Everis, a Czech company, has now been assigned with the task of restoring the arch. "We began our work here a short while ago, carrying out studies on the site," said Imad Abu Aqlam, the firm's Iraqi manager, adding that surveys are expected to be completed next month.
He said the restoration work was due to last about 10 months. The firm hopes the project will help the area to recover some of its lost glory. Construction of the Arch began in 540 AD during the Persian Sassanid dynasty's long wars with the Byzantine Empire.
It formed part of a palace complex started three centuries earlier and, stands at 37 metres (122 feet) tall and 48 metres (158 feet) long. Prior to the US-led invasion of 2003, the area had gardens, as well as a popular museum.
But now there is little foliage because the irrigation pipes were destroyed and the trees were cut down for firewood, while the museum was looted after Saddam's overthrow. In 2004, the Global Heritage Fund said that, as a result of disrepair, the arch was "in danger of collapse".
Late last year, a slab about two metres in length fell off. "Taq-i-Kisra was neglected for a long time, and we decided to rehabilitate it when the piece fell down at the end of last year because of the rains," said Madain's director of antiquities, Abdulhadi Hassan.

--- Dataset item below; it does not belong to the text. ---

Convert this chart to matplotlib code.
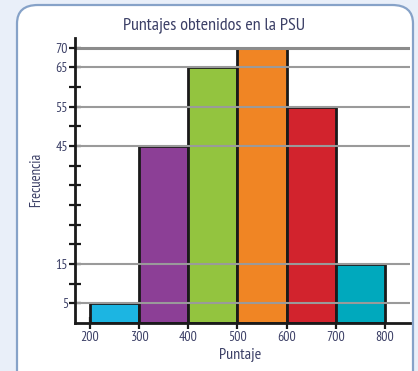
import matplotlib
matplotlib.use("Agg")
import matplotlib.pyplot as plt
from matplotlib.patches import FancyBboxPatch
import matplotlib.font_manager as fm

# Score histogram data
bin_edges = [200, 300, 400, 500, 600, 700, 800]
frequencies = [5, 45, 65, 70, 55, 15]
bar_colors = ["#1cb5e2", "#8c3f96", "#93c43f", "#f08524", "#d2232d", "#00a9bd"]
labeled_ticks = [5, 15, 45, 55, 65, 70]
x_ticks = [200, 300, 400, 500, 600, 700, 800]

title = "Puntajes obtenidos en la PSU"
xlabel = "Puntaje"
ylabel = "Frecuencia"

names = {f.name for f in fm.fontManager.ttflist}
family = [n for n in ["PT Sans Narrow", "Fira Sans Extra Condensed"] if n in names] + ["DejaVu Sans"]
plt.rcParams["font.family"] = family
text_color = "#3b3f66"

W, H = 418, 371
fig = plt.figure(figsize=(W / 100, H / 100), dpi=100)
fig.patch.set_facecolor("#e9eff9")

# rounded white panel
panel = FancyBboxPatch((17 / W, -20 / H), 396 / W, (H - 5 + 20) / H,
                       boxstyle="round,pad=0,rounding_size=0.05",
                       transform=fig.transFigure, facecolor="white",
                       edgecolor="#86a2c8", linewidth=1.6, zorder=-5)
fig.patches.append(panel)

ax = fig.add_axes([75 / W, (H - 323) / H, (410 - 75) / W, (323 - 38) / H])
ax.set_zorder(2)
ax.set_facecolor("none")
ax.set_xlim(169.5, 851)
ax.set_ylim(0, 72.5)

widths = [b - a for a, b in zip(bin_edges[:-1], bin_edges[1:])]
ax.bar(bin_edges[:-1], frequencies, width=widths, align="edge",
       color=bar_colors, edgecolor="#1a1a1a", linewidth=2, zorder=2)

# horizontal reference lines drawn over the bars
for v in labeled_ticks:
    lw = 2.2 if v == max(labeled_ticks) else 1.5
    col = "#8c8c8c" if v == max(labeled_ticks) else "#9a9a9a"
    ax.axhline(v, color=col, linewidth=lw, zorder=3)

for s in ["top", "right"]:
    ax.spines[s].set_visible(False)
for s in ["left", "bottom"]:
    ax.spines[s].set_linewidth(2)
    ax.spines[s].set_color("#1a1a1a")
    ax.spines[s].set_zorder(4)

ax.set_yticks(list(range(5, 75, 5)))
ax.set_yticklabels([str(v) if v in labeled_ticks else "" for v in range(5, 75, 5)])
ax.tick_params(axis="y", direction="inout", length=8, width=1.6, color="#1a1a1a",
               labelsize=10, labelcolor=text_color, pad=1)
ax.set_xticks(x_ticks)
ax.set_xticklabels([str(v) for v in x_ticks])
ax.tick_params(axis="x", direction="inout", length=8, width=1.6, color="#1a1a1a",
               labelsize=10, labelcolor=text_color, pad=2)

fig.text(214 / W, 1 - 25 / H, title, ha="center", va="center",
         fontsize=13, color=text_color)
fig.text(240 / W, 1 - 355 / H, xlabel, ha="center", va="center",
         fontsize=11.5, color=text_color)
fig.text(36 / W, 1 - 180 / H, ylabel, ha="center", va="center",
         rotation=90, fontsize=10.5, color=text_color)

fig.savefig("out.png", dpi=100, facecolor=fig.get_facecolor())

Officials hope a restoration of the arch will revive Madain as a tourist destination, but for now, the area is closed off to visitors, with prior approval required for anyone wanting to see it.
The arch itself is currently still surrounded by concertina wire and cement walls, separating it from the nearby orchards, and authorities have no firm timeline on when they hope to reopen it to the public.
"That depends on the progress of the work," Liwaa Smaisim, Iraq’s tourism and antiquities minister, told AFP. "We need good infrastructure here to reopen this place for all the people, and inshallah (God willing), that will be done as soon as possible."